Delay tolerant ad hoc network between mobile devices is a promising paradigm which can avoid significant cost of cellular data transfer. Many interesting applications such as peer-to-peer file transfer, micro-blogging etc. are possible on this network. We propose viral spread (Many-to-all broadcast) for such networks. Viral spread can be useful to variety of such applications as well as for routing protocols which require flooding of control messages. As these devices are carried by humans, we exploit properties of human mobility like overlapping community structure and heterogeneous popularity of nodes for efficient forwarding. Buffering all packets from all sources of community at each node is prohibitive. As buffer space is limited and buffer occupancy level also has an impact on energy requirements, to reduce buffer usage, we probabilistically buffer received packet for forwarding.
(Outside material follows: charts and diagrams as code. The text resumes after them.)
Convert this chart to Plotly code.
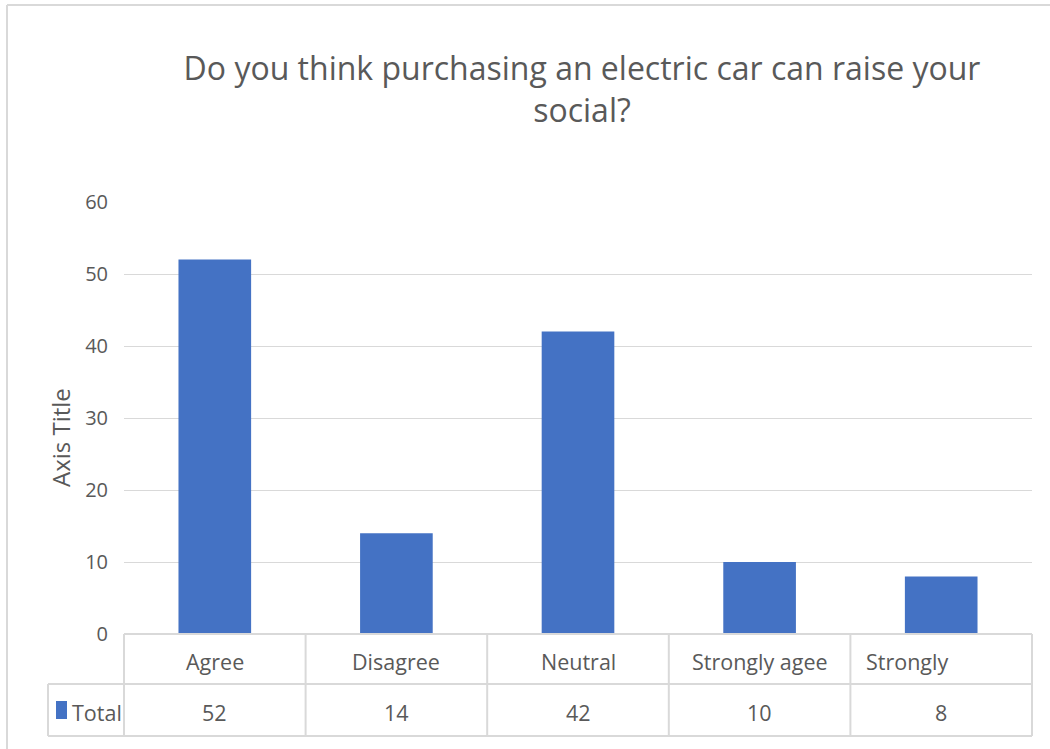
import plotly.graph_objects as go

categories = ["Agree", "Disagree", "Neutral", "Strongly agee", "Strongly"]
values = [52, 14, 42, 10, 8]
series_name = "Total"
title_text = "Do you think purchasing an electric car can raise your<br>social?"
y_title = "Axis Title"
y_ticks = [0, 10, 20, 30, 40, 50, 60]

W, H = 1050, 749
L, R, T, B = 124, 18, 202, 115
PW, PH = W - L - R, H - T - B
FONT = "Open Sans"
TXT = "#595959"
GRID = "#D9D9D9"
BLUE = "#4472C4"


def px(xpix):
    return (xpix - L) / PW


def py(ypix):
    return (H - B - ypix) / PH


fig = go.Figure()
fig.add_trace(go.Bar(x=categories, y=values, name=series_name,
                     marker=dict(color=BLUE, line=dict(width=0)),
                     showlegend=False))

shapes = []
line = dict(color=GRID, width=2)
# frame
shapes.append(dict(type="line", xref="paper", yref="paper", x0=px(7), x1=px(1052), y0=py(5), y1=py(5), line=line))
shapes.append(dict(type="line", xref="paper", yref="paper", x0=px(7), x1=px(7), y0=py(5), y1=py(751), line=line))
# table horizontal lines
row1_top, row2_top, row2_bot = 634, 684, 736
shapes.append(dict(type="line", xref="paper", yref="paper", x0=0, x1=1, y0=py(row1_top), y1=py(row1_top), line=line))
shapes.append(dict(type="line", xref="paper", yref="paper", x0=px(48), x1=1, y0=py(row2_top), y1=py(row2_top), line=line))
shapes.append(dict(type="line", xref="paper", yref="paper", x0=px(48), x1=1, y0=py(row2_bot), y1=py(row2_bot), line=line))
shapes.append(dict(type="line", xref="paper", yref="paper", x0=px(48), x1=px(48), y0=py(row2_top), y1=py(row2_bot), line=line))
# table vertical lines at category boundaries
n = len(categories)
for i in range(n + 1):
    shapes.append(dict(type="line", xref="paper", yref="paper", x0=i / n, x1=i / n,
                       y0=py(row1_top), y1=py(row2_bot), line=line))
# legend key
shapes.append(dict(type="rect", xref="paper", yref="paper", x0=px(56), x1=px(67), y0=py(701), y1=py(719),
                   fillcolor=BLUE, line=dict(width=0)))

cell_font = dict(family=FONT, size=21.5, color=TXT)
annotations = []
for i, (c, v) in enumerate(zip(categories, values)):
    if i == n - 1:
        annotations.append(dict(x=i / n, xref="paper", y=py(661), yref="paper", text=c, showarrow=False,
                                xanchor="left", yanchor="middle", xshift=14, font=cell_font))
    else:
        annotations.append(dict(x=c, xref="x", y=py(661), yref="paper", text=c, showarrow=False,
                                xanchor="center", yanchor="middle", font=cell_font))
    annotations.append(dict(x=c, xref="x", y=py(712), yref="paper", text=str(v), showarrow=False,
                            xanchor="center", yanchor="middle", font=cell_font))
annotations.append(dict(x=px(70), xref="paper", y=py(712), yref="paper", text=series_name, showarrow=False,
                        xanchor="left", yanchor="middle", font=cell_font))
annotations.append(dict(x=px(60), xref="paper", y=py(438), yref="paper", text=y_title, showarrow=False,
                        xanchor="center", yanchor="middle",
                        textangle=-90, font=dict(family=FONT, size=24, color=TXT)))

fig.update_layout(
    width=W, height=H,
    margin=dict(l=L, r=R, t=T, b=B),
    paper_bgcolor="white", plot_bgcolor="white",
    bargap=0.6,
    title=dict(text=title_text, x=px(582), xref="paper", xanchor="center",
               y=1 - 80 / H, yref="container", yanchor="middle",
               font=dict(family=FONT, size=32, color=TXT)),
    xaxis=dict(showticklabels=False, showgrid=False, zeroline=False, showline=False, ticks="",
               range=[-0.5, n - 0.5]),
    yaxis=dict(range=[0, 60], tickvals=y_ticks, showgrid=True, gridcolor=GRID, gridwidth=1,
               zeroline=False, showline=False, ticks="", ticklabelstandoff=15,
               tickfont=dict(family=FONT, size=20, color=TXT)),
    shapes=shapes,
    annotations=annotations,
    font=dict(family=FONT, color=TXT),
)

fig.write_html("out.html")
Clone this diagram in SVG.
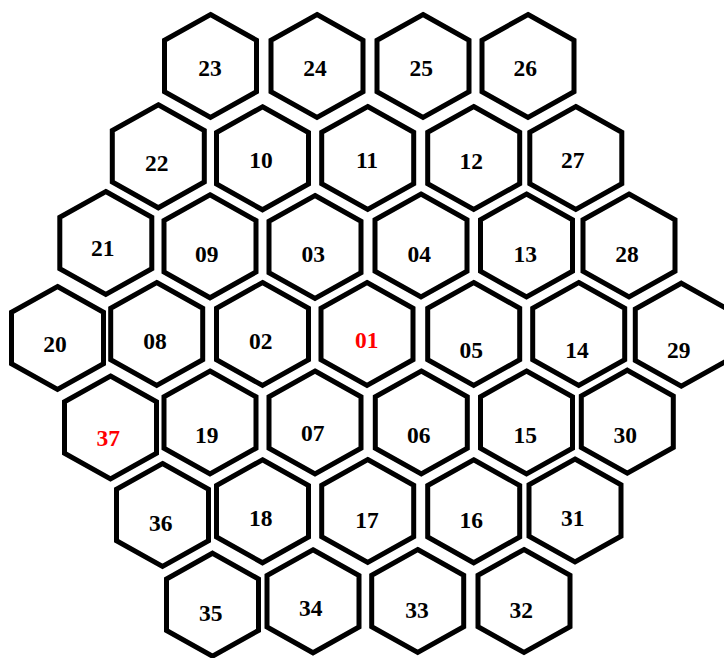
<svg xmlns="http://www.w3.org/2000/svg" xmlns:xlink="http://www.w3.org/1999/xlink" width="724" height="658" viewBox="0 0 724 658">
<style>
.h{fill:none;stroke:#000;stroke-width:5;stroke-linejoin:miter}
text{font-family:"Liberation Serif","Times New Roman",serif;font-weight:bold;font-size:23.5px;text-anchor:middle;fill:#000}
text.r{fill:#ff0000}
</style>
<defs>
<path id="hex" class="h" d="M0,-51.5 L46,-25.75 L46,25.75 L0,51.5 L-46,25.75 L-46,-25.75 Z"/>
</defs>
<rect width="724" height="658" fill="#fff"/>
<g id="connectors"/>
<g id="n23"><use href="#hex" x="210.5" y="66"/><text x="210" y="76.3">23</text></g>
<g id="n24"><use href="#hex" x="317" y="66"/><text x="315" y="76.3">24</text></g>
<g id="n25"><use href="#hex" x="423" y="66"/><text x="421.3" y="76.3">25</text></g>
<g id="n26"><use href="#hex" x="528" y="66"/><text x="525.3" y="76.3">26</text></g>
<g id="n22"><use href="#hex" x="158.3" y="156.3"/><text x="156.7" y="171.3">22</text></g>
<g id="n10"><use href="#hex" x="262.5" y="158.3"/><text x="261" y="168">10</text></g>
<g id="n11"><use href="#hex" x="367.7" y="158"/><text x="367" y="168">11</text></g>
<g id="n12"><use href="#hex" x="473.7" y="158"/><text x="471.3" y="168.7">12</text></g>
<g id="n27"><use href="#hex" x="575.8" y="158"/><text x="572.7" y="168">27</text></g>
<g id="n21"><use href="#hex" x="105.8" y="243"/><text x="102.7" y="256.3">21</text></g>
<g id="n09"><use href="#hex" x="210" y="246.3"/><text x="206.7" y="262.3">09</text></g>
<g id="n03"><use href="#hex" x="315" y="247"/><text x="313.3" y="262.3">03</text></g>
<g id="n04"><use href="#hex" x="421" y="245.5"/><text x="419.3" y="262.3">04</text></g>
<g id="n13"><use href="#hex" x="526.5" y="245.5"/><text x="525.3" y="262.3">13</text></g>
<g id="n28"><use href="#hex" x="629" y="245.5"/><text x="627" y="262.3">28</text></g>
<g id="n20"><use href="#hex" x="57.5" y="338"/><text x="55" y="352.3">20</text></g>
<g id="n08"><use href="#hex" x="156.7" y="334"/><text x="155" y="349">08</text></g>
<g id="n02"><use href="#hex" x="262.5" y="334"/><text x="260.7" y="349">02</text></g>
<g id="n01"><use href="#hex" x="367" y="334"/><text class="r" x="366.7" y="348">01</text></g>
<g id="n05"><use href="#hex" x="473.7" y="334"/><text x="471.3" y="358">05</text></g>
<g id="n14"><use href="#hex" x="578.7" y="334"/><text x="577" y="358">14</text></g>
<g id="n29"><use href="#hex" x="681.3" y="334.7"/><text x="678.7" y="358">29</text></g>
<g id="n37"><use href="#hex" x="110.5" y="427.5"/><text class="r" x="108.3" y="446.3">37</text></g>
<g id="n19"><use href="#hex" x="210" y="422.5"/><text x="206.7" y="443">19</text></g>
<g id="n07"><use href="#hex" x="315" y="422.5"/><text x="312.7" y="441.3">07</text></g>
<g id="n06"><use href="#hex" x="421.3" y="422.5"/><text x="418.7" y="443">06</text></g>
<g id="n15"><use href="#hex" x="526.5" y="422.5"/><text x="525.3" y="443">15</text></g>
<g id="n30"><use href="#hex" x="627.3" y="421.7"/><text x="625.3" y="443">30</text></g>
<g id="n36"><use href="#hex" x="162.5" y="515"/><text x="160.7" y="530.7">36</text></g>
<g id="n18"><use href="#hex" x="262.5" y="511.3"/><text x="260.7" y="526.3">18</text></g>
<g id="n17"><use href="#hex" x="367.7" y="511"/><text x="367" y="528">17</text></g>
<g id="n16"><use href="#hex" x="473.7" y="511.3"/><text x="471.3" y="528">16</text></g>
<g id="n31"><use href="#hex" x="575" y="510.5"/><text x="572.7" y="526.3">31</text></g>
<g id="n35"><use href="#hex" x="212.5" y="604.7"/><text x="210.7" y="620.7">35</text></g>
<g id="n34"><use href="#hex" x="313" y="601.3"/><text x="310.7" y="616.3">34</text></g>
<g id="n33"><use href="#hex" x="417.7" y="601"/><text x="417" y="618">33</text></g>
<g id="n32"><use href="#hex" x="524" y="601"/><text x="521.3" y="618">32</text></g>
</svg>
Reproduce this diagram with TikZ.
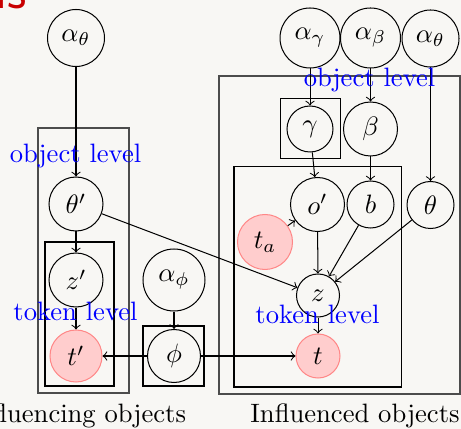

To offset for the loss in performance due to this, we employ network coding. Network coding is a mechanism in which nodes encode two or more incoming packets and forward encoded packets instead of forwarding them as it is. To compare performance of viral spread, we also modify epidemic routing from unicast to broadcast and from deterministic buffering all the packets to probabilistic buffering. As simulation results suggest, viral spread achieves significantly high packet delivery percentage and low average delivery delay than modified epidemic routing. From simulation results, we also suggest optimal values of forwarding probability and generation size to be used in viral spread.